* WRITTEN TASK *
Each line from the top of the listing through the one holding "CJK JP', 'Noto" should be restated word for word, with nothing added and no pictures.

* RECORDED DATA *
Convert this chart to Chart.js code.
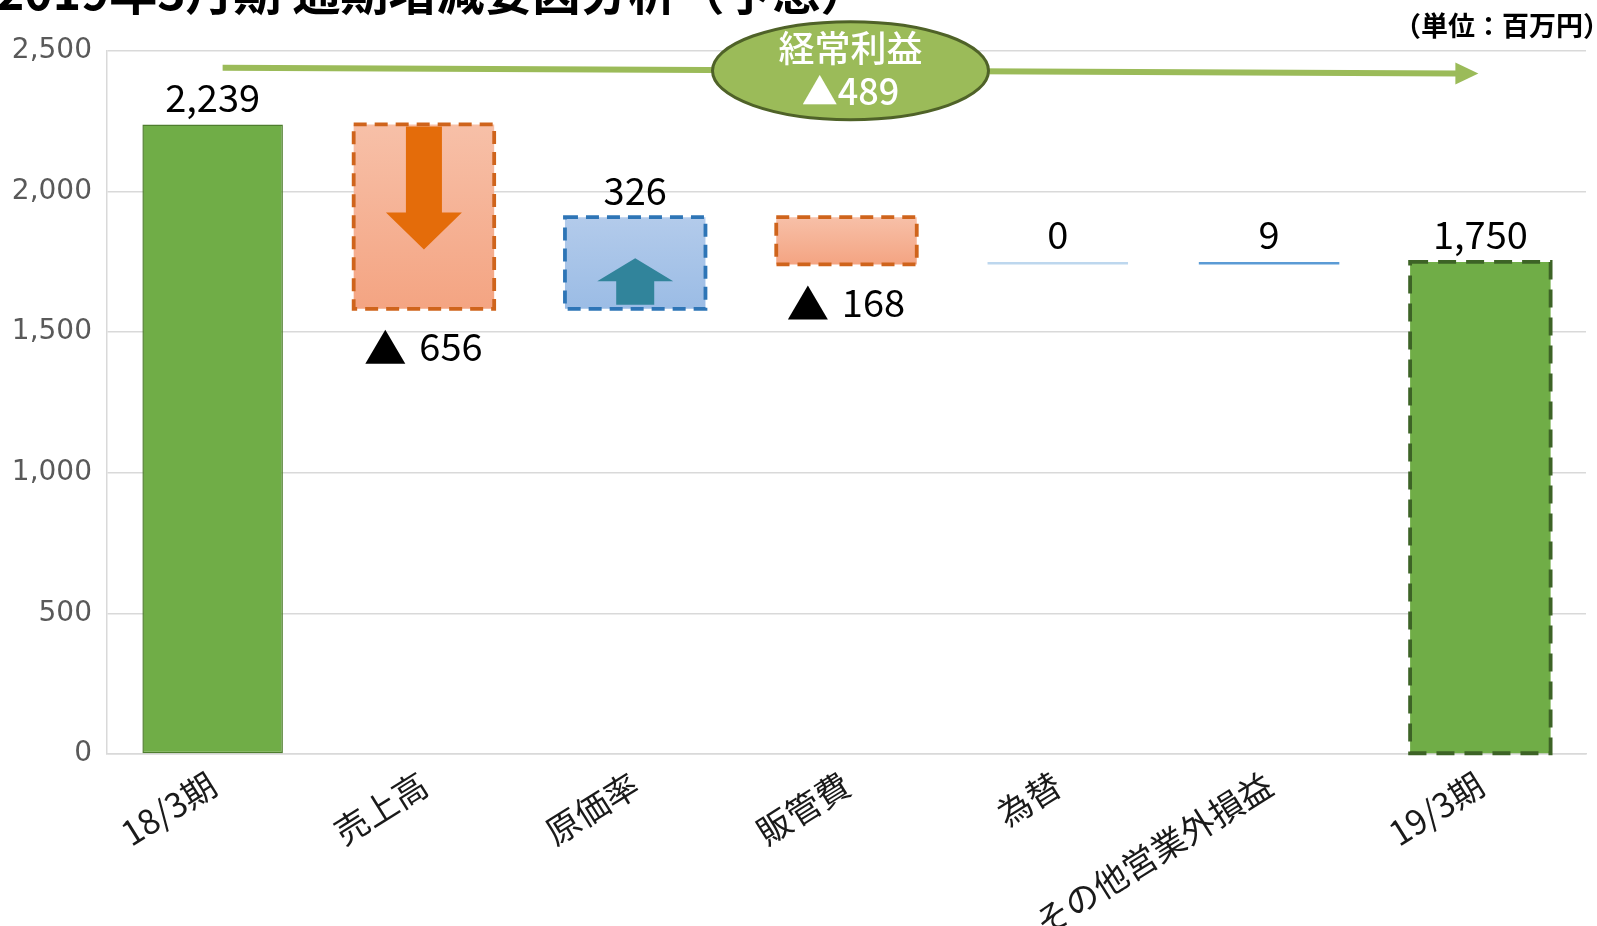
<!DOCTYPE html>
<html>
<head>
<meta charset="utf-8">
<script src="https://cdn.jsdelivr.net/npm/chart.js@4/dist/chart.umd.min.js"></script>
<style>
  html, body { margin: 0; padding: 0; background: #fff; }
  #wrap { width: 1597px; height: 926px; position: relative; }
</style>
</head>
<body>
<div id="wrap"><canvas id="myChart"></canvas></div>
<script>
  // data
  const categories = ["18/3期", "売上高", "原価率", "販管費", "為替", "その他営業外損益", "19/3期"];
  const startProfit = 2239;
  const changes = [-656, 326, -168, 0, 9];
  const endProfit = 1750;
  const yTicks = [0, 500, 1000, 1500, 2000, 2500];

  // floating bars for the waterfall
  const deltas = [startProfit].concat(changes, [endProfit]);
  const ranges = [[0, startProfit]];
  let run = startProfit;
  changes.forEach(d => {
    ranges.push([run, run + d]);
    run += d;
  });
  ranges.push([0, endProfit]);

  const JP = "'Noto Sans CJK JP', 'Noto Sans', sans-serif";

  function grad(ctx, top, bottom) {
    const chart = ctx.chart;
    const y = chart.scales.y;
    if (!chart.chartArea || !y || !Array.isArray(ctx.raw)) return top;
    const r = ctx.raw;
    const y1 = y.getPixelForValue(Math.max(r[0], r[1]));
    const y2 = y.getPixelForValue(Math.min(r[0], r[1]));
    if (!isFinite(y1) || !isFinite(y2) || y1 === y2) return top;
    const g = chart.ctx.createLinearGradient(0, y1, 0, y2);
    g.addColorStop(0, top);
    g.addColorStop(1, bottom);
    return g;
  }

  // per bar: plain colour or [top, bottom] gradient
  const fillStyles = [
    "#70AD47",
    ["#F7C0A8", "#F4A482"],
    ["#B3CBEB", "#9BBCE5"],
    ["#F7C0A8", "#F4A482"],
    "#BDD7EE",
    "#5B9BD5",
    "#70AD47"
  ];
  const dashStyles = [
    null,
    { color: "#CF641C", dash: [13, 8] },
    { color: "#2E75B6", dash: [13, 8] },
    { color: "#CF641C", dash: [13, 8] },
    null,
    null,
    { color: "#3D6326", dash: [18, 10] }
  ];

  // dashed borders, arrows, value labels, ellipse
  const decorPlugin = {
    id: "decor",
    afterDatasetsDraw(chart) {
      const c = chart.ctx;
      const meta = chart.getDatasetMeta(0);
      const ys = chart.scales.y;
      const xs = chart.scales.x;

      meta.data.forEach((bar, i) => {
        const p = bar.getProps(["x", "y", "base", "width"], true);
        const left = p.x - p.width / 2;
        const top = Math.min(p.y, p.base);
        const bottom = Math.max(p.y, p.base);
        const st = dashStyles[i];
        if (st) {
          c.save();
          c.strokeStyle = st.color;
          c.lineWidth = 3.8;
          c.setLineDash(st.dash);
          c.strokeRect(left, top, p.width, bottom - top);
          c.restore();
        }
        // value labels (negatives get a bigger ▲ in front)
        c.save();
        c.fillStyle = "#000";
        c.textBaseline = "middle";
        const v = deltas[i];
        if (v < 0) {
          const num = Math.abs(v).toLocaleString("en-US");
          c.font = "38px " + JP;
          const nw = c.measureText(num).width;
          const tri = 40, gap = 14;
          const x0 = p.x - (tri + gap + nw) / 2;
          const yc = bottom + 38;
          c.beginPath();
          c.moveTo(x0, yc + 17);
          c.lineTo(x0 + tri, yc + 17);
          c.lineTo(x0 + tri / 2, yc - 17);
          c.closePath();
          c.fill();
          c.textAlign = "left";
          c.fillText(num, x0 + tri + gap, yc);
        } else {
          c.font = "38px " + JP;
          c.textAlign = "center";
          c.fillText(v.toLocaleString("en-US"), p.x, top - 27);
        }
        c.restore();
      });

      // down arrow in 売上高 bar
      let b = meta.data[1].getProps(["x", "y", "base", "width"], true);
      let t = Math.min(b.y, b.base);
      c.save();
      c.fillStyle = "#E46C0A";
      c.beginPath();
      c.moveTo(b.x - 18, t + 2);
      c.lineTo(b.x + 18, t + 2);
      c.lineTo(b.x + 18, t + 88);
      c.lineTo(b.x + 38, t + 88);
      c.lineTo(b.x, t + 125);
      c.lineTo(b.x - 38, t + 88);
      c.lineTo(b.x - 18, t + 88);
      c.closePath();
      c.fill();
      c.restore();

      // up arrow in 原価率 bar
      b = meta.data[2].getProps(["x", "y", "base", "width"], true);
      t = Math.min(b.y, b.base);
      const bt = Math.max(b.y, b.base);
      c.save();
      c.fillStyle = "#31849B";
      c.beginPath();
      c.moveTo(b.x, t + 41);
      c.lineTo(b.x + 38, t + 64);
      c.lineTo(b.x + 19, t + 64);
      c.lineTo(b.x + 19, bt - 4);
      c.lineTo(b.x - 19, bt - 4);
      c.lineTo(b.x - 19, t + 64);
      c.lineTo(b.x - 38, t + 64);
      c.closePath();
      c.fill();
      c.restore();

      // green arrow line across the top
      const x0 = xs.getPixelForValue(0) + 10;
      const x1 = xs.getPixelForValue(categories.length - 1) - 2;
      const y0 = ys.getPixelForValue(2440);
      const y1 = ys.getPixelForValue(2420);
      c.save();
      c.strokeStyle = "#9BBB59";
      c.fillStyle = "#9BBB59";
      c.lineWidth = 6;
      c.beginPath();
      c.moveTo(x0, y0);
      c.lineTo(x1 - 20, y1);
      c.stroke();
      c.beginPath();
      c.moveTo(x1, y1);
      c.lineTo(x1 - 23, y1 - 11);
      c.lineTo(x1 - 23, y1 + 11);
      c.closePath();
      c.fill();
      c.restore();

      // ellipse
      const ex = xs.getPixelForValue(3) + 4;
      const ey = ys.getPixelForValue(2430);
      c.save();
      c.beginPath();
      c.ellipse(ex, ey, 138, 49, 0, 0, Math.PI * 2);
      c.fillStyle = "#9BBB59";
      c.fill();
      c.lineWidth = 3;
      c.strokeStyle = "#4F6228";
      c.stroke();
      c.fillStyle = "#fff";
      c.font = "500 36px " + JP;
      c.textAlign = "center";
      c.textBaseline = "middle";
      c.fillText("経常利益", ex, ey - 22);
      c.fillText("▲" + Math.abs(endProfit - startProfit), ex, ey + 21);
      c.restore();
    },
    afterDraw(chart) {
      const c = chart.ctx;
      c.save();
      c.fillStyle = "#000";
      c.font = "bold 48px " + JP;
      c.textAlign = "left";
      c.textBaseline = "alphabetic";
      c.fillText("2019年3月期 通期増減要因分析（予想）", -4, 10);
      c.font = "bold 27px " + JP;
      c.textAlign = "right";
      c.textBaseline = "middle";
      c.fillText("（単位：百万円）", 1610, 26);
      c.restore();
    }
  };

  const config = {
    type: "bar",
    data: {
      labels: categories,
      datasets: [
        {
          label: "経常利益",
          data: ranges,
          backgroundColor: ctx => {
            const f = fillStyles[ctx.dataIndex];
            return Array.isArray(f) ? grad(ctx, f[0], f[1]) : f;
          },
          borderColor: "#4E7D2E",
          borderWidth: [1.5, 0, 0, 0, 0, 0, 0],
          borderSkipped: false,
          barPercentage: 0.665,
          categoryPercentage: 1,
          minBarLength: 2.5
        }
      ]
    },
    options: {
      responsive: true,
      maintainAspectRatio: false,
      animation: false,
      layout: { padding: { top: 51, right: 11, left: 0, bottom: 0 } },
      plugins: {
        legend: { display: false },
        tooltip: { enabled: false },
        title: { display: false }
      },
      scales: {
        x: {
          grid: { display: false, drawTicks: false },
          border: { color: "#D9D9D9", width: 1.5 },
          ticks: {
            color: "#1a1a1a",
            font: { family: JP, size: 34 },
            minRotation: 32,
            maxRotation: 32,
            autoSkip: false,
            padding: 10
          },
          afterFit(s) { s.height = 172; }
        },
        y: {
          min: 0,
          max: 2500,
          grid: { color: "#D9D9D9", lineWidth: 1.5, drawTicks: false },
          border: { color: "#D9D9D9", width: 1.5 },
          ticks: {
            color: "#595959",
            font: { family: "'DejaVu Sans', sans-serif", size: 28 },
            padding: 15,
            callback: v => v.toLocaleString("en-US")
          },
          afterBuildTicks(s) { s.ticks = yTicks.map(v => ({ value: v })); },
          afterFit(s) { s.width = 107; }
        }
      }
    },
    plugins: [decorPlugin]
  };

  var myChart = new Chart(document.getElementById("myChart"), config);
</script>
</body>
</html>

* COMPLETED TASK *
Convert this chart to Chart.js code.
<!DOCTYPE html>
<html>
<head>
<meta charset="utf-8">
<script src="https://cdn.jsdelivr.net/npm/chart.js@4/dist/chart.umd.min.js"></script>
<style>
  html, body { margin: 0; padding: 0; background: #fff; }
  #wrap { width: 1597px; height: 926px; position: relative; }
</style>
</head>
<body>
<div id="wrap"><canvas id="myChart"></canvas></div>
<script>
  // data
  const categories = ["18/3期", "売上高", "原価率", "販管費", "為替", "その他営業外損益", "19/3期"];
  const startProfit = 2239;
  const changes = [-656, 326, -168, 0, 9];
  const endProfit = 1750;
  const yTicks = [0, 500, 1000, 1500, 2000, 2500];

  // floating bars for the waterfall
  const deltas = [startProfit].concat(changes, [endProfit]);
  const ranges = [[0, startProfit]];
  let run = startProfit;
  changes.forEach(d => {
    ranges.push([run, run + d]);
    run += d;
  });
  ranges.push([0, endProfit]);

  const JP = "'Noto Sans CJK JP', 'Noto Sans', sans-serif";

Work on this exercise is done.